İnsanların açlıktan dolayı öldüğü bir dünya, Rezzâk ismine sahip bir Allah'ın yarattığı dünya olabilir mi? O ki rızık ihsan eden, tekrar tekrar, bol bol rızıklandırandır. O'nun yarattığı bir dünyada 'açlıktan ölmek' gibi bir zulmü mümkün kılan da yine bozgunculuk yapan insan değil midir?
Geçtikleri yerlerdeki tüm doğal kaynakları iliğine kadar sömürüp; arkalarında iç savaş, silah ve daha çok bozgunculuk bırakanlar Afrika'yı unuttular mı sanıyorsunuz?

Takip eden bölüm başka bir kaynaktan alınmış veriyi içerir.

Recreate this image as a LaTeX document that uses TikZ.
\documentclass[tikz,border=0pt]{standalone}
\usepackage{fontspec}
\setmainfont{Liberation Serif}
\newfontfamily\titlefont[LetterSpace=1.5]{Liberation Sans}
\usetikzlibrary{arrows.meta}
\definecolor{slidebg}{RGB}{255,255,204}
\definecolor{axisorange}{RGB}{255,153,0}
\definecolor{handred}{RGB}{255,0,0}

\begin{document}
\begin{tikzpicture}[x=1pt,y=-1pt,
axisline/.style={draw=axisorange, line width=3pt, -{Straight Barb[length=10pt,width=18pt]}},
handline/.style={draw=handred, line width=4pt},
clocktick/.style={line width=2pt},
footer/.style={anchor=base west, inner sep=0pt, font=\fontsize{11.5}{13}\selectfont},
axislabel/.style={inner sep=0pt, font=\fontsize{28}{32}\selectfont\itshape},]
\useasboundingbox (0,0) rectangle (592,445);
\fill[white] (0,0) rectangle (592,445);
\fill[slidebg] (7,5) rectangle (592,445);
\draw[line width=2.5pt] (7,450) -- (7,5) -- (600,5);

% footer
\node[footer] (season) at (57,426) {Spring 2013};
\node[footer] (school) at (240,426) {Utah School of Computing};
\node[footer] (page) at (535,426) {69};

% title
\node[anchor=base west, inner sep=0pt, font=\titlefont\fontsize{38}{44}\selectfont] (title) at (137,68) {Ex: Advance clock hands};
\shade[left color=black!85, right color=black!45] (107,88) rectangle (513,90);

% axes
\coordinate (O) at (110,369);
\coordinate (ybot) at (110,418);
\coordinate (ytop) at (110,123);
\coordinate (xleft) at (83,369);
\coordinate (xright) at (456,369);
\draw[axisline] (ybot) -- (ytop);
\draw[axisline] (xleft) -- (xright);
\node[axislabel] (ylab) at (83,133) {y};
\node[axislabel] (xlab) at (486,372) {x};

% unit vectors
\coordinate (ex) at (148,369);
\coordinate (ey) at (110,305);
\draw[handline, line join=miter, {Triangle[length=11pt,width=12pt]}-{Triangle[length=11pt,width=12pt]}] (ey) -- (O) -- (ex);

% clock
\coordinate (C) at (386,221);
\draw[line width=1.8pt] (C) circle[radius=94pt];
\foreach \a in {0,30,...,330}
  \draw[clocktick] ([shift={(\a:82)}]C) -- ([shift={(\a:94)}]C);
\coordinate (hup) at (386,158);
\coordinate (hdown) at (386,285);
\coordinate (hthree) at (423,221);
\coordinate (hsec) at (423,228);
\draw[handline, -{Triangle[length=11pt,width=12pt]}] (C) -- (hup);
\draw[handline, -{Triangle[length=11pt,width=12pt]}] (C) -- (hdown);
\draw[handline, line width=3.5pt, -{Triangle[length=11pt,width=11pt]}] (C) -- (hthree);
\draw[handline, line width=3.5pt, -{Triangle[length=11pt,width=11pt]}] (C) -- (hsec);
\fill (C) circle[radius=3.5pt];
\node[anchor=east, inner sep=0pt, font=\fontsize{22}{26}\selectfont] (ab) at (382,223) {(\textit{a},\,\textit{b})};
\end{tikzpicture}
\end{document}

Meleklerin insanın yaradılışı karşısında 'yeryüzünde fesat ve bozgunculuk çıkaracak bir ümmet mi yaratacaksın?' diye şaşkınlıkla sormasını haklı çıkaracak ne kadar zulüm varsa başından geçmiş, hâlâ da geçen bir kıta Afrika...

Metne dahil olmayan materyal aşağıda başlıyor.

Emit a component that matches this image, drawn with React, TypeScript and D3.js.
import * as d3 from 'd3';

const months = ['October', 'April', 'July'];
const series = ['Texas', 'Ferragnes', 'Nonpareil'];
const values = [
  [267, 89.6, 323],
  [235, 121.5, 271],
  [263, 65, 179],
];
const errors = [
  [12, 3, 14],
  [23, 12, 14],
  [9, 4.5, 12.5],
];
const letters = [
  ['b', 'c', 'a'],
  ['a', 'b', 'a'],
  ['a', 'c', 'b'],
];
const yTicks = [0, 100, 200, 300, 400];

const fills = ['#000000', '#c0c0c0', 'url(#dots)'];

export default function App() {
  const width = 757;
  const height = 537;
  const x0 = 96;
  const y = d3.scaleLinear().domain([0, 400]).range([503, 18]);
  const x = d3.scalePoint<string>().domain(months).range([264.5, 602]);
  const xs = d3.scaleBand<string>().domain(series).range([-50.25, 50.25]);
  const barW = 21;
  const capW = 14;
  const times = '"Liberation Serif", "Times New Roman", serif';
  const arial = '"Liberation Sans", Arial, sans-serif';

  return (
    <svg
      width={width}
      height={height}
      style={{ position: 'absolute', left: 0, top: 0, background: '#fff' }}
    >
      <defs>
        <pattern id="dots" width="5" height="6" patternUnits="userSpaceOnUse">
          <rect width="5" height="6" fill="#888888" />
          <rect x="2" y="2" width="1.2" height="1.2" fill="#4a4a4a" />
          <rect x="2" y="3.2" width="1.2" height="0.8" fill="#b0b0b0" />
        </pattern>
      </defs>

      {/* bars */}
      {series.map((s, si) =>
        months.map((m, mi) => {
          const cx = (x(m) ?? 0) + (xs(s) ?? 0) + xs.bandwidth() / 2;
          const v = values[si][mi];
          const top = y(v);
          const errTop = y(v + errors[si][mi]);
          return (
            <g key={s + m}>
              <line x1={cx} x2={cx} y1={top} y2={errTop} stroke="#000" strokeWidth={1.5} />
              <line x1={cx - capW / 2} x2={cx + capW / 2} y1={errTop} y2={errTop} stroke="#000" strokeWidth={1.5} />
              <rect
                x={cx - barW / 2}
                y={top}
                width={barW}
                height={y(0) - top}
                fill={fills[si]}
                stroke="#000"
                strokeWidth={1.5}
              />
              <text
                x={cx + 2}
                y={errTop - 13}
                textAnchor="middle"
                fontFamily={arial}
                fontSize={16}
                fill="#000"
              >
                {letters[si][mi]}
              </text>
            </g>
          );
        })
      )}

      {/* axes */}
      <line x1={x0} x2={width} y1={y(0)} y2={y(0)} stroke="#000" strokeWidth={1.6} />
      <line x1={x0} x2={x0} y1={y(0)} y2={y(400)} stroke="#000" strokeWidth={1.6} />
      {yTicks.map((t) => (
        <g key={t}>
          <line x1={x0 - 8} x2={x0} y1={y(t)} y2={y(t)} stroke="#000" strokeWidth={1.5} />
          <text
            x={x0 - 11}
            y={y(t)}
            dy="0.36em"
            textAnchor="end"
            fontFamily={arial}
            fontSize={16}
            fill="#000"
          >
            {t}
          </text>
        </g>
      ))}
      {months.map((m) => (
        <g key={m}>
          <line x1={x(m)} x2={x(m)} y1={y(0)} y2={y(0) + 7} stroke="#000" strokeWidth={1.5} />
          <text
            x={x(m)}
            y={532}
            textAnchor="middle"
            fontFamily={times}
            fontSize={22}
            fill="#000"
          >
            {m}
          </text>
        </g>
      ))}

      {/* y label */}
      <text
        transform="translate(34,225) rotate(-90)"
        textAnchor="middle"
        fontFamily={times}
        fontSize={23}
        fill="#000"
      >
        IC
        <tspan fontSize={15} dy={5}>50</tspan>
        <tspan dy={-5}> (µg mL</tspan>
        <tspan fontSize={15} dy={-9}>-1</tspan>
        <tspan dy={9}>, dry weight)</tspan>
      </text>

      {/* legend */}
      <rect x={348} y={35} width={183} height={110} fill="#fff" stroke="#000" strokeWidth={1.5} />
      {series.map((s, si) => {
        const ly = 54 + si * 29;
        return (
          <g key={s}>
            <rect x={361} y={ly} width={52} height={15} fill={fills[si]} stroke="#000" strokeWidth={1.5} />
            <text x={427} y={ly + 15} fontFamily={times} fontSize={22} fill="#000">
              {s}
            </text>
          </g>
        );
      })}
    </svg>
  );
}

Kur'an-ı Kerim'de insanlık haline dair pek çok kıssa anlatılır. Bu mübarek anlatının insana sunduğu çok sarih bir seçim vardır: Bozgunculardan mısınız, ıslah edicilerden misiniz? Müslüman, hayatının her alanında ve her anında bu seçimle yüz yüze olduğunun farkında ve doğru olanı seçmekle mükellef olan kişidir. Müslüman bilir, bilmelidir: 'Şüphesiz ki Allah, bozguncuları sevmez.'
Bozgunculuğun alıp başını gittiği, ölçüyü ve tartıyı tam yapmanın unutulduğu, insanlara eşyalarının eksik verildiği bir zamandan geçiliyor. Kapitalist düzen, dünya tarihindeki herhangi bir sistemden daha fazla israfa yol açıyor. Daha çok satmak için üretimi artırıyor; ancak kârın maksimize olması için tüketimin de üretime denk gelecek şekilde çoğalmasını sağlamak gerekiyor. İşte bu noktada 'insan' devreye giriyor. Zira insanları ihtiyacı olandan daha fazlasını tüketmeye teşvik etmek gerekiyor. Ürettiğini fahiş fiyatla satanlar, ürettiğine değil; onu ihtiyacı olmayanlara satmaya; tüketiciyi o ürüne ihtiyacı olduğuna inandırmaya daha çok kafa yoruyor.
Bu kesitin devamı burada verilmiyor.